As for Giggs, when asked if his Olympiakos performance might signal a run of games, there was a burst of awkward laughter. "I hope so, yeah, I have probably not played as much as I would like in the last few months but hopefully. I think the team [against Olympiakos] had a mixture of a lot of things: pace, experience, power. That's what Manchester United is about and we showed that. We showed what we are capable of."

He pulled no punches on the state of the current side. Giggs made his debut this month in 1991, in the last season in which Liverpool were defending champions, and he was not taken aback by the suggestion that United could suffer a decline like that which gripped their old rivals.

"Well, you can see why people are saying that because we haven't produced it this season on a regular basis," Giggs said. "I know from experience what these players are capable of and a lot of them have been written off. I think there is a lot of quality within the dressing room. We showed it [on Wednesday] and we have to show it more consistently.
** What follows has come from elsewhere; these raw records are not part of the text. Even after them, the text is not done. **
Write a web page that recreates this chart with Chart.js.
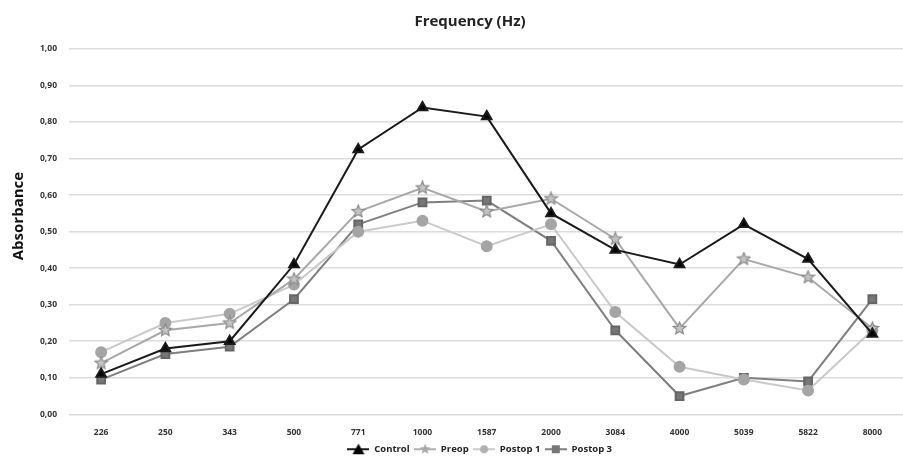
<!DOCTYPE html>
<html>
<head>
<meta charset="utf-8">
<script src="https://cdn.jsdelivr.net/npm/chart.js@4"></script>
<style>
  html, body { margin: 0; padding: 0; background: #fff; overflow: hidden; }
  #wrap { width: 912px; height: 457px; }
</style>
</head>
<body>
<div id="wrap"><canvas id="absChart"></canvas></div>
<script>
// frequencies on the x axis
const frequencies = ['226', '250', '343', '500', '771', '1000', '1587', '2000', '3084', '4000', '5039', '5822', '8000'];

// absorbance per group
const control = [0.11, 0.18, 0.20, 0.41, 0.725, 0.84, 0.815, 0.55, 0.45, 0.41, 0.52, 0.425, 0.22];
const preop   = [0.14, 0.23, 0.25, 0.37, 0.555, 0.62, 0.555, 0.59, 0.48, 0.235, 0.425, 0.375, 0.235];
const postop1 = [0.17, 0.25, 0.275, 0.355, 0.50, 0.53, 0.46, 0.52, 0.28, 0.13, 0.095, 0.065, 0.23];
const postop3 = [0.095, 0.165, 0.185, 0.315, 0.52, 0.58, 0.585, 0.475, 0.23, 0.05, 0.10, 0.09, 0.315];

function starPath(g, cx, cy, R) {
  const r = R * 0.45;
  g.beginPath();
  for (let i = 0; i < 10; i++) {
    const a = -Math.PI / 2 + i * Math.PI / 5;
    const rad = i % 2 === 0 ? R : r;
    g.lineTo(cx + rad * Math.cos(a), cy + rad * Math.sin(a));
  }
  g.closePath();
}

// five point star marker
function makeStar(size, fill, stroke) {
  const c = document.createElement('canvas');
  c.width = size; c.height = size;
  const g = c.getContext('2d');
  starPath(g, size / 2, size / 2, size / 2 - 1);
  g.fillStyle = fill;
  g.fill();
  g.strokeStyle = stroke;
  g.lineWidth = 1.2;
  g.stroke();
  return c;
}
const starImg = makeStar(15, '#c4c4c4', '#8a8a8a');

// legend icons: short line with the marker on it
function legendIcon(lineColor, markColor, kind) {
  const c = document.createElement('canvas');
  c.width = 22; c.height = 12;
  const g = c.getContext('2d');
  g.strokeStyle = lineColor;
  g.lineWidth = 2;
  g.beginPath(); g.moveTo(0, 6); g.lineTo(22, 6); g.stroke();
  g.fillStyle = markColor;
  if (kind === 'triangle') {
    g.beginPath(); g.moveTo(11, 0.5); g.lineTo(17, 11); g.lineTo(5, 11); g.closePath(); g.fill();
  } else if (kind === 'star') {
    starPath(g, 11, 6, 5.5); g.fill();
  } else if (kind === 'circle') {
    g.beginPath(); g.arc(11, 6, 4, 0, Math.PI * 2); g.fill();
  } else {
    g.fillRect(7, 2, 8, 8);
  }
  return c;
}
const legendIcons = [
  legendIcon('#1a1a1a', '#000', 'triangle'),
  legendIcon('#b0b0b0', '#a8a8a8', 'star'),
  legendIcon('#c9c9c9', '#b0b0b0', 'circle'),
  legendIcon('#7f7f7f', '#777', 'rect'),
];

// nudge title and legend to the right, like the original
const nudge = {
  id: 'nudge',
  afterLayout(chart) {
    chart.titleBlock.left += 9; chart.titleBlock.right += 9;
    chart.legend.left += 20; chart.legend.right += 20;
  },
};

const ctx = document.getElementById('absChart').getContext('2d');
const absChart = new Chart(ctx, {
  type: 'line',
  data: {
    labels: frequencies,
    datasets: [
      {
        label: 'Control',
        data: control,
        borderColor: '#1a1a1a',
        backgroundColor: '#000',
        pointStyle: 'triangle',
        pointRadius: 5.5,
        borderWidth: 2,
      },
      {
        label: 'Preop',
        data: preop,
        borderColor: '#a8a8a8',
        backgroundColor: '#c4c4c4',
        pointStyle: starImg,
        borderWidth: 2,
      },
      {
        label: 'Postop 1',
        data: postop1,
        borderColor: '#c9c9c9',
        backgroundColor: '#a5a5a5',
        pointStyle: 'circle',
        pointRadius: 5,
        pointBorderColor: '#a5a5a5',
        borderWidth: 2,
      },
      {
        label: 'Postop 3',
        data: postop3,
        borderColor: '#7f7f7f',
        backgroundColor: '#777',
        pointStyle: 'rect',
        pointRadius: 5.5,
        pointBorderColor: '#666',
        borderWidth: 2,
      },
    ],
  },
  plugins: [nudge],
  options: {
    responsive: true,
    maintainAspectRatio: false,
    animation: false,
    layout: { padding: { top: 4, left: 10, right: 0, bottom: -7 } },
    plugins: {
      title: {
        display: true,
        text: 'Frequency (Hz)',
        color: '#222',
        font: { family: 'Open Sans', size: 15, weight: 'bold' },
        padding: { top: 9, bottom: 18 },
      },
      legend: {
        position: 'bottom',
        labels: {
          usePointStyle: true,
          pointStyleWidth: 22,
          boxHeight: 9,
          padding: 2,
          color: '#222',
          font: { family: 'Open Sans', size: 9.5, weight: 'bold' },
          generateLabels: chart => {
            const items = Chart.defaults.plugins.legend.labels.generateLabels(chart);
            items.forEach((it, i) => { it.pointStyle = legendIcons[i]; it.text = it.text + ' '; });
            return items;
          },
        },
      },
      tooltip: { enabled: false },
    },
    scales: {
      x: {
        offset: true,
        grid: { display: false, offset: true },
        border: { display: false },
        ticks: {
          color: '#333',
          font: { family: 'Open Sans', size: 8.5, weight: 'bold' },
          padding: 5,
        },
      },
      y: {
        min: 0,
        max: 1,
        afterFit: s => { s.width = 59; },
        grid: { color: '#dcdcdc', lineWidth: 1.5, drawTicks: false },
        border: { display: false },
        title: {
          display: true,
          text: '        Absorbance',
          color: '#111',
          font: { family: 'Open Sans', size: 15, weight: 'bold' },
          padding: { top: 0, bottom: 0 },
        },
        ticks: {
          stepSize: 0.1,
          padding: 12,
          color: '#333',
          font: { family: 'Open Sans', size: 8.5, weight: 'bold' },
          callback: v => v.toFixed(2).replace('.', ','),
        },
      },
    },
  },
});
</script>
</body>
</html>
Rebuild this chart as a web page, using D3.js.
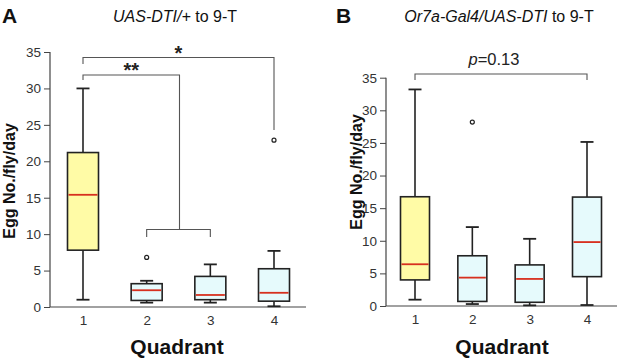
<!DOCTYPE html>
<html><head><meta charset="utf-8">
<script src="https://cdn.jsdelivr.net/npm/d3@7"></script>
<style>body{margin:0;background:#fff}svg{display:block}text{font-family:"Liberation Sans",Arial,sans-serif}</style>
</head><body>
<svg id="c" width="617" height="359"></svg>
<script>
const categories = ["1","2","3","4"];
const yTicks = [0,5,10,15,20,25,30,35];
// panel A: [whiskerLow, q1, median, q3, whiskerHigh]
const statsA = [
  [1.0, 7.8, 15.4, 21.2, 30.0],
  [0.6, 0.9, 2.3, 3.2, 3.6],
  [0.6, 1.0, 1.65, 4.2, 5.85],
  [0.1, 0.8, 1.95, 5.25, 7.7]
];
const outliersA = [[], [6.8], [], [22.9]];
const statsB = [
  [0.97, 4.0, 6.4, 16.75, 33.2],
  [0.3, 0.7, 4.35, 7.7, 12.1],
  [0.1, 0.57, 4.15, 6.3, 10.3],
  [0.15, 4.5, 9.8, 16.7, 25.15]
];
const outliersB = [[], [28.2], [], []];
const fills = ["#fffba6", "#e6fafc", "#e6fafc", "#e6fafc"];

const svg = d3.select("#c");

function panel(cfg) {
  const g = svg.append("g");
  const x = d3.scalePoint().domain(categories).range([cfg.x0, cfg.x3]);
  const y = d3.scaleLinear().domain([0, 35]).range([cfg.yb, cfg.yt]);
  const ya = g.append("g").attr("transform", `translate(${cfg.ax},0)`)
    .call(d3.axisLeft(y).tickValues(yTicks).tickSize(6).tickPadding(3));
  ya.select(".domain").attr("stroke", "#444").attr("stroke-width", 1.2).attr("d", `M-0,${cfg.yt}V${cfg.yb}`);
  ya.selectAll(".tick line").attr("stroke", "#444");
  ya.selectAll(".tick text").attr("fill", "#333").style("font-size", "13.5px");
  const xa = g.append("g").attr("transform", `translate(0,${cfg.yb})`)
    .call(d3.axisBottom(x).tickSize(0).tickPadding(8));
  xa.select(".domain").attr("stroke", "#444").attr("stroke-width", 1.2).attr("d", `M${cfg.ax},0H${cfg.axEnd}`);
  xa.selectAll(".tick text").attr("fill", "#333").style("font-size", "13.5px");

  const bw = cfg.bw, cw = cfg.cw;
  cfg.stats.forEach((s, i) => {
    const cx = x(categories[i]);
    const b = g.append("g");
    b.append("line").attr("x1", cx).attr("x2", cx).attr("y1", y(s[0])).attr("y2", y(s[1])).attr("stroke", "#222").attr("stroke-width", 1.6);
    b.append("line").attr("x1", cx).attr("x2", cx).attr("y1", y(s[3])).attr("y2", y(s[4])).attr("stroke", "#222").attr("stroke-width", 1.6);
    b.append("line").attr("x1", cx - cw).attr("x2", cx + cw).attr("y1", y(s[0])).attr("y2", y(s[0])).attr("stroke", "#222").attr("stroke-width", 1.8);
    b.append("line").attr("x1", cx - cw).attr("x2", cx + cw).attr("y1", y(s[4])).attr("y2", y(s[4])).attr("stroke", "#222").attr("stroke-width", 1.8);
    b.append("rect").attr("x", cx - bw / 2).attr("width", bw).attr("y", y(s[3])).attr("height", y(s[1]) - y(s[3]))
      .attr("fill", fills[i]).attr("stroke", "#222").attr("stroke-width", 1.6);
    b.append("line").attr("x1", cx - bw / 2 + 1).attr("x2", cx + bw / 2 - 1).attr("y1", y(s[2])).attr("y2", y(s[2])).attr("stroke", "#d7301f").attr("stroke-width", 1.8);
    cfg.out[i].forEach(o => {
      b.append("circle").attr("cx", cx).attr("cy", y(o)).attr("r", 2).attr("fill", "#fff").attr("stroke", "#222").attr("stroke-width", 1.2);
    });
  });
  g.append("text").attr("x", cfg.qx).attr("y", 354).attr("text-anchor", "middle")
    .style("font-size", "21px").style("font-weight", "bold").attr("fill", "#111").text("Quadrant");
  g.append("text").attr("transform", `translate(${cfg.ylx},${cfg.yly}) rotate(-90)`).attr("text-anchor", "middle")
    .style("font-size", "16px").style("font-weight", "bold").attr("fill", "#111").text("Egg No./fly/day");
  g.append("text").attr("x", cfg.lx).attr("y", 23).style("font-size", "21px").style("font-weight", "bold").attr("fill", "#111").text(cfg.letter);
  const t = g.append("text").attr("x", cfg.tx).attr("y", 22).attr("text-anchor", "middle").style("font-size", "16px").attr("fill", "#111");
  t.append("tspan").style("font-style", "italic").text(cfg.titleIt);
  t.append("tspan").text(cfg.titleRest);
  return {g, x, y};
}

function bracket(g, x1, x2, yy, l1, l2) {
  g.append("path").attr("d", `M${x1},${l1}V${yy}H${x2}V${l2}`).attr("fill", "none").attr("stroke", "#555").attr("stroke-width", 1.1);
}

const A = panel({x0: 83, x3: 274, ax: 50, axEnd: 306, yb: 307, yt: 52, bw: 31, cw: 6.5,
  stats: statsA, out: outliersA, qx: 177, ylx: 15, yly: 181, lx: 2, letter: "A",
  tx: 175, titleIt: "UAS-DTI/+", titleRest: " to 9-T"});
{
  const {g, x} = A;
  const c1 = x("1"), c2 = x("2"), c3 = x("3"), c4 = x("4");
  const mid = (c2 + c3) / 2 + 1;
  bracket(g, c2, c3, 229.5, 237, 237);
  bracket(g, c1, mid, 75, 80, 229.5);
  bracket(g, c1, c4, 57.5, 64, 130);
  g.append("text").attr("x", (c1 + mid) / 2).attr("y", 77).attr("text-anchor", "middle").style("font-size", "20px").style("font-weight", "bold").attr("fill", "#222").text("**");
  g.append("text").attr("x", (c1 + c4) / 2).attr("y", 60).attr("text-anchor", "middle").style("font-size", "20px").style("font-weight", "bold").attr("fill", "#222").text("*");
}

const B = panel({x0: 415, x3: 587, ax: 386, axEnd: 617, yb: 306, yt: 77.7, bw: 29, cw: 6.5,
  stats: statsB, out: outliersB, qx: 502, ylx: 362, yly: 172, lx: 336, letter: "B",
  tx: 499, titleIt: "Or7a-Gal4/UAS-DTI", titleRest: " to 9-T"});
{
  const {g, x} = B;
  bracket(g, x("1"), x("4"), 74, 80, 80);
  const t = g.append("text").attr("x", 494).attr("y", 65).attr("text-anchor", "middle").style("font-size", "16.5px").attr("fill", "#222");
  t.append("tspan").style("font-style", "italic").text("p");
  t.append("tspan").text("=0.13");
}
</script>
</body></html>
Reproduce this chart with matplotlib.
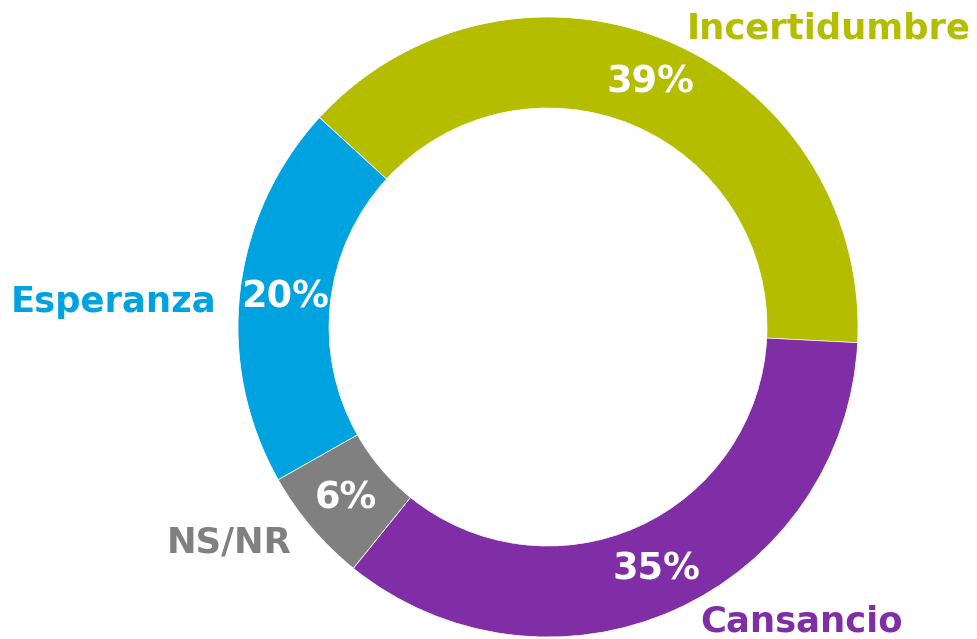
import matplotlib
matplotlib.use("Agg")
import matplotlib.pyplot as plt

# data
categories = ["Incertidumbre", "Cansancio", "NS/NR", "Esperanza"]
values = [39, 35, 6, 20]
colors = ["#B5BD00", "#7F2EA6", "#808080", "#00A3E0"]

# label spots (pixels from top-left)
label_pos = {
    "Incertidumbre": (829, 28),
    "Cansancio": (801, 622),
    "NS/NR": (229, 543),
    "Esperanza": (114, 302),
}

W, H = 978, 639
fig = plt.figure(figsize=(W / 100, H / 100), dpi=100)
ax = fig.add_axes([0, 0, 1, 1])

wedges, texts, autotexts = ax.pie(
    values,
    colors=colors,
    startangle=137.5,
    counterclock=False,
    center=(548, H - 327),
    radius=310,
    autopct="%d%%",
    pctdistance=0.855,
    wedgeprops=dict(width=91, edgecolor="white", linewidth=0.5),
    textprops=dict(color="white", fontsize=26.5, fontweight="bold", family="DejaVu Sans"),
    frame=True,
)
ax.axis("off")
ax.set_xlim(0, W)
ax.set_ylim(0, H)
ax.set_aspect("equal")

for cat, col in zip(categories, colors):
    x, y = label_pos[cat]
    ax.text(x, H - y, cat, color=col, fontsize=25.5, fontweight="bold",
            ha="center", va="center", family="DejaVu Sans")

fig.savefig("out.png", dpi=100)
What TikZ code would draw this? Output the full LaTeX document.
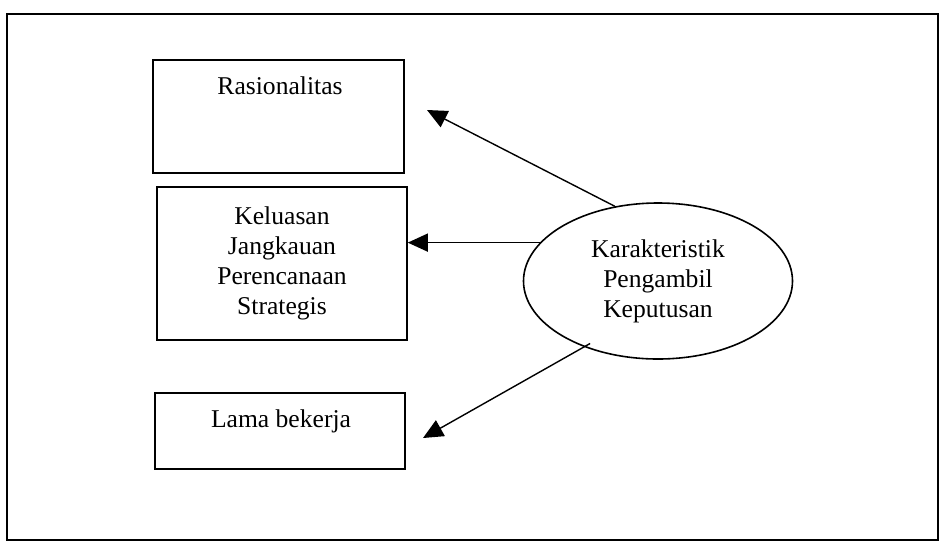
\documentclass[tikz,border=0pt]{standalone}
\usepackage{fontspec}
\setmainfont{Liberation Serif}
\usetikzlibrary{arrows.meta,shapes.geometric}

\tikzset{
	kotak/.style={draw, line width=0.8pt, rectangle},
	teks/.style={font=\fontsize{12.8}{15}\selectfont, align=center, inner sep=0pt},
	panah/.style={line width=0.7pt, -{Triangle[length=10pt,width=9pt]}}
}

\begin{document}
\begin{tikzpicture}[x=0.5pt, y=-0.5pt]
	\useasboundingbox (0,0) rectangle (942,543);
	\draw [line width=0.9pt] (7,14) rectangle (938,540);

	% kotak kiri
	\node[kotak, minimum width=125.5pt, minimum height=56.5pt] (rasio) at (278.5,116.5) {};
	\node[teks, anchor=base] (rasiotxt) at (280,94) {Rasionalitas};

	\node[kotak, teks, minimum width=125pt, minimum height=76.5pt] (luas) at (282,263.5) {Keluasan\\Jangkauan\\Perencanaan\\Strategis};

	\node[kotak, minimum width=125pt, minimum height=38pt] (lama) at (280,431) {};
	\node[teks, anchor=base] (lamatxt) at (281,427) {Lama bekerja};

	% elips
	\node[draw, ellipse, teks, line width=0.8pt, minimum width=134.5pt, minimum height=78pt] (ell) at (658,281) {Karakteristik\\Pengambil\\Keputusan};

	\coordinate (rasiotip) at (427,110);
	\coordinate (lamatip) at (423,438);

	\draw [panah] (ell.120) -- (rasiotip);
	\draw [panah] (ell.162) -- (ell.162 -| luas.east);
	\draw [panah] ([shift={(2,-5)}]ell.224) -- (lamatip);
\end{tikzpicture}
\end{document}
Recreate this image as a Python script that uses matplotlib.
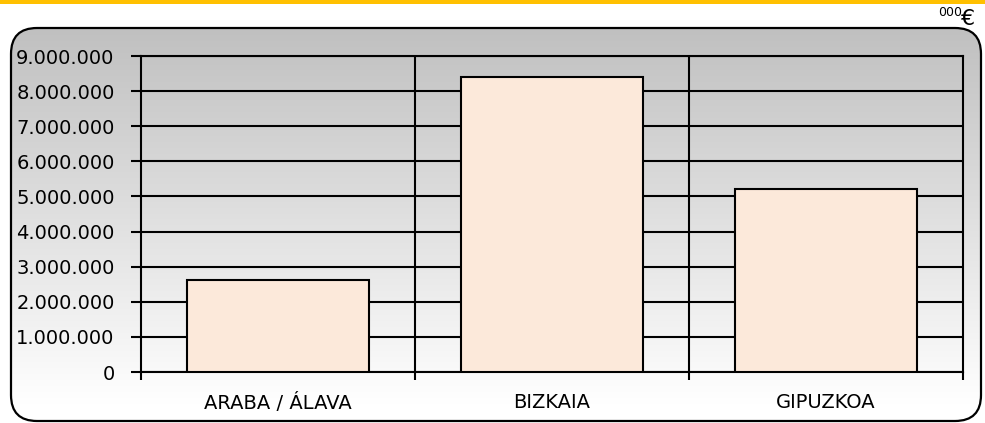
import numpy as np
import matplotlib.pyplot as plt
from matplotlib.patches import FancyBboxPatch, Rectangle
from matplotlib.ticker import FuncFormatter

# --- data ---
provinces = ['ARABA / ÁLAVA', 'BIZKAIA', 'GIPUZKOA']
values = [2630000, 8410000, 5200000]
y_ticks = np.arange(0, 9000001, 1000000)

W, H = 985, 423
fig = plt.figure(figsize=(W / 100, H / 100), dpi=100)
plt.rcParams['font.family'] = ['DejaVu Sans']

# background layer in pixel coords
bg = fig.add_axes([0, 0, 1, 1], zorder=0)
bg.set_xlim(0, W)
bg.set_ylim(H, 0)
bg.axis('off')

# yellow strip at top
bg.add_patch(Rectangle((0, 0), W, 4, facecolor='#FFC000', edgecolor='none'))

# rounded chart area with grey-to-white gradient
bx, by, bw, bh = 11, 28, 970, 393
box = FancyBboxPatch((bx, by), bw, bh, boxstyle='round,pad=0,rounding_size=26',
                     facecolor='none', edgecolor='black', linewidth=1.6, zorder=3)
bg.add_patch(box)
grad = np.linspace(0, 1, 256).reshape(-1, 1)
top_c = np.array([0.753, 0.753, 0.753])
bot_c = np.array([1.0, 1.0, 1.0])
img = top_c + (bot_c - top_c) * grad[..., None]
im = bg.imshow(img, extent=(bx, bx + bw, 405, by), aspect='auto', zorder=1)
clip = FancyBboxPatch((bx, by), bw, bh, boxstyle='round,pad=0,rounding_size=26',
                      facecolor='none', edgecolor='none', transform=bg.transData)
im.set_clip_path(clip)
bg.set_xlim(0, W)
bg.set_ylim(H, 0)

# units label
bg.text(962, 16, '000', fontsize=9, ha='right', va='baseline')
bg.text(961, 25, '€', fontsize=16, ha='left', va='baseline')

# --- main axes ---
ax = fig.add_axes([141 / W, (H - 372) / H, (963 - 141) / W, (372 - 56) / H], zorder=2)
ax.patch.set_alpha(0)
x = np.arange(len(provinces))
ax.bar(x, values, width=0.667, color='#FCE9DA', edgecolor='black', linewidth=1.5, zorder=3)

ax.set_xlim(-0.5, len(provinces) - 0.5)
ax.set_ylim(0, 9000000)
ax.set_yticks(y_ticks)
ax.yaxis.set_major_formatter(FuncFormatter(lambda v, p: f'{int(v):,}'.replace(',', '.')))
ax.yaxis.grid(True, color='black', linewidth=1.5, zorder=1)
for b in np.arange(0.5, len(provinces) - 0.5, 1):
    ax.axvline(b, color='black', linewidth=1.5, zorder=1)

ax.set_xticks(np.arange(-0.5, len(provinces), 1))
ax.set_xticks(x, minor=True)
ax.set_xticklabels([])
ax.set_xticklabels(provinces, minor=True)
ax.tick_params(axis='x', which='major', length=6, width=1.5, direction='out')
ax.tick_params(axis='x', which='minor', length=0, pad=15, labelsize=14)
ax.tick_params(axis='y', length=7, width=1.5, direction='out', labelsize=14, pad=12)
for s in ax.spines.values():
    s.set_linewidth(1.5)
    s.set_color('black')
ax.set_axisbelow(True)

fig.savefig('out.png', dpi=100)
"We have just been not consistent enough. And not produced football like we have [against Olympiakos]. We are capable of it so that's the disappointment. I see every day in training what the lads are capable of and they have not transferred that into the games and we need to do that."

In a season with all kinds of unwanted broken records for United – the least points in a Premier League season at this stage, the prospect of the lowest-ever league position in that era – it might seem unwarranted to focus on individual achievements.

Yet it will surely be a source of frustration for Giggs that, for instance, his unbroken record of having scored in every Premier League season since 1992 is under threat.

He has made just 11 appearances in the league, only six of them starts, and is yet to score in that competition or indeed any other. There are nine games for him to change that, as well as contribute to United's end-of-season run after so many false starts.

Giggs added: "I think we owe the fans and the manager a result and a good performance which we produced [against Olympiakos]. It's obviously not nice, not doing well – or as well as we have done in the past – but we still believe, and you still know that you have good players in the dressing room.

"You are sat next to quality players and I think you have seen a bit of that [on Wednesday]. That will give us hopefully that lift and carry us on because we have had good results this year and probably not carried it on. That is what we need to do now."

By this stage of the year it is typical for Giggs' future to be resolved for another season, although that process was always likely to become more uncertain the older he got. Wednesday night was, despite the relatively low standard of the opposition, another reminder of the remarkable quality of this footballer.